Well, when you step back and look at what the Seahawks are doing in a historical context, Bennett might just be onto something. Maybe when Bennett says after Seattle’s victory over San Francisco two weeks ago that, “Statistically we’re probably one of the best defenses ever to play the game of football right now,” he might not be as crazy as former defensive greats Warren Sapp and Ray Lewis might think. Both Sapp and Lewis, who played for Super Bowl winning teams that come up in the greatest-defense-ever conversations (2002 Buccaneers and 2000 Ravens), reached out this week, Bennett said, to give him a hard time for those comments.

Bennett’s response? “They all got their time, but our time is now.”

And time is perhaps the most important part of any argument about the greatness of an NFL defense. The Seahawks likely will lead the NFL in scoring defense for a third consecutive season, and are a lock to lead the league in yards allowed for a second consecutive year. That would make them just the fourth team to lead the league in both categories in consecutive years, and the third to lead the league in scoring defense for three straight. Those accomplishments would be impressive in any era, but what makes the Seahawks’ dominance — both during the past three years and also during the past five weeks, when they’ve allowed just 6.6 points and 193.6 yards per game — truly special is that they’re doing it in an era when nearly every rule change is made to favor offenses.

The 1976 Steelers and the ‘85 Bears and plenty of other teams in the best-of-all-time debate put up better numbers than the 2013 or 2014 Seahawks. But back then defensive backs could be far more physical with receivers and no one had to worry about where they hit a player. Quarterbacks weren’t protected from the neck up and the knees down like they are now, which makes it considerably harder on today’s pass rushers who have to think not just about how they’re going to beat a blocker, but where they’re going to hit the quarterback if they get there so as to avoid a penalty and a fine.

I’m not arguing that rules aimed at player safety are a bad thing — we’ve learned so much about the serious long-term effects of head injuries in the past decade — but a side effect of those rules is that they make life harder on defenses.

“I’d love to see us back then; I’d love to see us have a chance,” cornerback Richard Sherman said. “I have no idea how we’d play.
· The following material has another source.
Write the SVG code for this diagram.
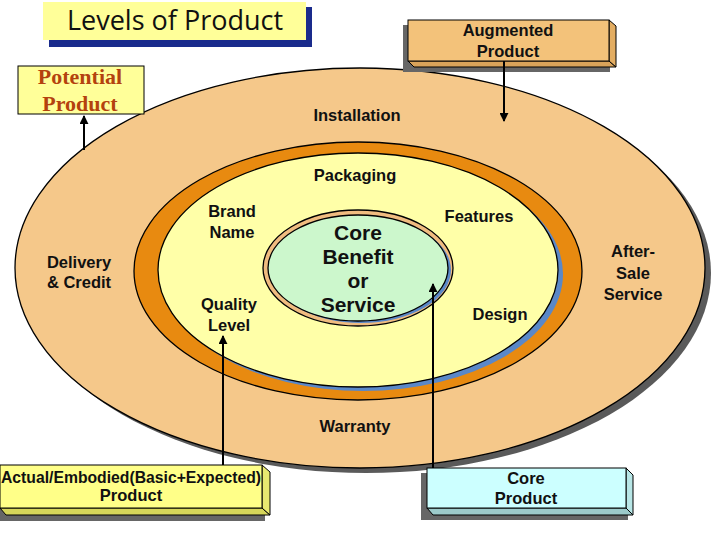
<svg xmlns="http://www.w3.org/2000/svg" width="720" height="540" viewBox="0 0 720 540">
<defs>
<style>
.lbl{font-family:"Liberation Sans",Arial,sans-serif;font-weight:bold;font-size:16.5px;fill:#111;text-anchor:middle}
.core{font-family:"Liberation Sans",Arial,sans-serif;font-weight:bold;font-size:21px;fill:#111;text-anchor:middle}
.ln{stroke:#000;stroke-width:2;fill:none}
.edge{stroke:#000;stroke-width:1.3}
.pot{font-family:"Liberation Serif","Times New Roman",serif;font-weight:bold;font-size:22px;fill:#b4420e;text-anchor:middle}
</style>
<marker id="ah" viewBox="0 0 10 10" refX="9" refY="5" markerWidth="4.5" markerHeight="4.5" orient="auto">
<path d="M0,0 L10,5 L0,10 z" fill="#000"/>
</marker>
</defs>
<rect width="720" height="540" fill="#fff"/>

<g id="title">
<rect x="49" y="7" width="263" height="40" fill="#1a2b8c"/>
<rect x="43" y="2" width="263" height="38" fill="#ffff99"/>
<text x="175" y="30" font-family="'Open Sans','Liberation Sans',sans-serif" font-size="27" fill="#111" text-anchor="middle">Levels of Product</text>
</g>

<g id="outer-ring">
<ellipse cx="366" cy="273" rx="345" ry="200" fill="#5a5a5a"/>
<ellipse cx="360" cy="268" rx="345" ry="200" fill="#f5c88a" class="edge"/>
</g>

<g id="middle-ring">
<ellipse cx="358" cy="271" rx="224" ry="129" fill="#e88a10" class="edge"/>
<ellipse cx="363" cy="274" rx="200" ry="117" fill="#5a88c8"/>
<ellipse cx="358" cy="270" rx="200" ry="117" fill="#ffffa8" class="edge"/>
</g>

<g id="core-ring">
<ellipse cx="358" cy="268" rx="95" ry="58" fill="#f0bc80" class="edge"/>
<ellipse cx="361" cy="270" rx="90" ry="53" fill="#5a88c8"/>
<ellipse cx="358" cy="268" rx="90" ry="53" fill="#ccf7cc" class="edge"/>
</g>

<g id="potential">
<rect x="18" y="66" width="126" height="48" fill="#ffff99" stroke="#000" stroke-width="1"/>
<text class="pot" x="80" y="84">Potential</text>
<text class="pot" x="80" y="111">Product</text>
</g>

<g id="augmented">
<rect x="403" y="25" width="207" height="47" fill="#666"/>
<polygon points="408,61 609,61 616,67 414,67" fill="#d9a35a" stroke="#000" stroke-width="1"/>
<polygon points="609,20 616,26 616,67 609,61" fill="#e3ad62" stroke="#000" stroke-width="1"/>
<rect x="408" y="20" width="201" height="41" fill="#f3c27a" stroke="#000" stroke-width="1"/>
<text class="lbl" x="508" y="36" font-size="16">Augmented</text>
<text class="lbl" x="508" y="57" font-size="16">Product</text>
</g>

<g id="actual">
<rect x="-2" y="470" width="267" height="51" fill="#666"/>
<polygon points="0,508 262,508 270,515 6,515" fill="#d6d65a" stroke="#000" stroke-width="1"/>
<polygon points="262,465 270,472 270,515 262,508" fill="#e8e870" stroke="#000" stroke-width="1"/>
<rect x="0" y="465" width="262" height="43" fill="#ffff88" stroke="#000" stroke-width="1"/>
<text class="lbl" x="131" y="483" font-size="14.5" textLength="260" lengthAdjust="spacingAndGlyphs">Actual/Embodied(Basic+Expected)</text>
<text class="lbl" x="131" y="501" font-size="14.5">Product</text>
</g>

<g id="core-product">
<rect x="421" y="473" width="207" height="47" fill="#666"/>
<polygon points="427,508 626,508 633,515 433,515" fill="#9ccaca" stroke="#000" stroke-width="1"/>
<polygon points="626,468 633,475 633,515 626,508" fill="#b8e6e6" stroke="#000" stroke-width="1"/>
<rect x="427" y="468" width="199" height="40" fill="#ccffff" stroke="#000" stroke-width="1"/>
<text class="lbl" x="526" y="484" font-size="16">Core</text>
<text class="lbl" x="526" y="504" font-size="16">Product</text>
</g>

<g id="labels">
<text class="lbl" x="357" y="121">Installation</text>
<text class="lbl" x="355" y="181">Packaging</text>
<text class="lbl" x="232" y="217">Brand</text>
<text class="lbl" x="232" y="238">Name</text>
<text class="lbl" x="79" y="268">Delivery</text>
<text class="lbl" x="79" y="288">&amp; Credit</text>
<text class="lbl" x="229" y="310">Quality</text>
<text class="lbl" x="229" y="331">Level</text>
<text class="lbl" x="479" y="222">Features</text>
<text class="lbl" x="500" y="320">Design</text>
<text class="lbl" x="633" y="257">After-</text>
<text class="lbl" x="633" y="279">Sale</text>
<text class="lbl" x="633" y="300">Service</text>
<text class="lbl" x="355" y="432">Warranty</text>
<text class="core" x="358" y="240">Core</text>
<text class="core" x="358" y="264">Benefit</text>
<text class="core" x="358" y="288">or</text>
<text class="core" x="358" y="312">Service</text>
</g>

<g id="connectors">
<line class="ln" x1="84" y1="150" x2="84" y2="116" marker-end="url(#ah)"/>
<line class="ln" x1="504" y1="61" x2="504" y2="121" marker-end="url(#ah)"/>
<line class="ln" x1="223" y1="465" x2="223" y2="336" marker-end="url(#ah)"/>
<line class="ln" x1="433" y1="468" x2="433" y2="284" marker-end="url(#ah)"/>
</g>
</svg>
We might be terrible back then. They may rough us up and run us out the building, but I’d love to see us have a chance back then with the rules the way they are. No illegal touching, no defensive holding, no roughing the passer. Oh man, it’d be … I don’t know if Kam Chancellor would be fair for a lot of people. He stays in a dark place and I don’t know if enough people could bring the flashlight to get him out.”

On its own, the 2013 defense is one of the best ever. That group led the NFL in scoring defense, passing defense, total defense and takeaways, then punctuated it by holding an all-time great quarterback and highest scoring offense in NFL history to eight points in the Super Bowl. Combined with this team, which minus the takeaways is playing at as high of a level as last year’s team, and which in recent weeks has played better than it ever has, and you have over a two-year span something incredibly rare, especially if the Seahawks are able to keep it up through another Super Bowl run.

“I don’t think we’ll really realize how good we are until like 10 years from now when we go back and look at it,” linebacker K.J. Wright said. “But right now we’re definitely doing things that teams in the past haven’t done. It looks good, it feels good, but we’ve got to be able to finish strong.”

What makes Seattle’s run of dominant defense all the more impressive is that it appears to be sustainable in an era of free agency and a salary cap, mechanisms put in place to try to keep sustained dominance from happening (another thing this defense has going for it over earlier ones in the best-ever argument). Six of Seattle’s most important defensive players — Kam Chancellor, Earl Thomas, Richard Sherman, Michael Bennett, K.J. Wright and Cliff Avril — have signed long-term deals in the past two years, and Bobby Wagner figures to join that list soon. Shrewd talent evaluation, player development and Carroll’s underrated coaching and game-planning have not just helped Seattle built the league’s best defense; those are also reasons why it should stay good even when key players move on for various reasons in coming years. (Carroll for so long has been seen as a master motivator or a rah-rah guy that it’s easy to overlook that he also possesses one of the best defensive minds in football.)

And the players at the core of this defense feel like they’re still only getting better, if not physically then in their understanding of the game.

Take, for example, a play in the third quarter of last week’s game. As Sherman described it, Thomas noticed a formation they had studied in which Cardinals receiver Larry Fitzgerald starts by running a shallow crossing route out of a bunch formation, but then turns up field on a wheel route looking for a big play. Thomas made sure Wagner saw it, too, then Wagner ran step for step with Fitzgerald down field. While Bennett’s pressure on Ryan Lindley forced a bad throw, a good one would have been contested by Wagner, with Thomas closing in from behind just in case Wagner couldn’t make the play.

There was so much on display on that simple incomplete pass — from Bennett’s pass-rush ability to Wagner’s speed to cover a receiver to, most importantly, a maturing defense’s ability to know what is coming.

“It was an incomplete pass and it doesn’t seem like a lot,” Sherman said. “But when you understand the game and you’re running routes for people and you’re calling out plays, it’s good defense.”

So good, in fact, that Bennett may be onto something when he calls it the greatest ever.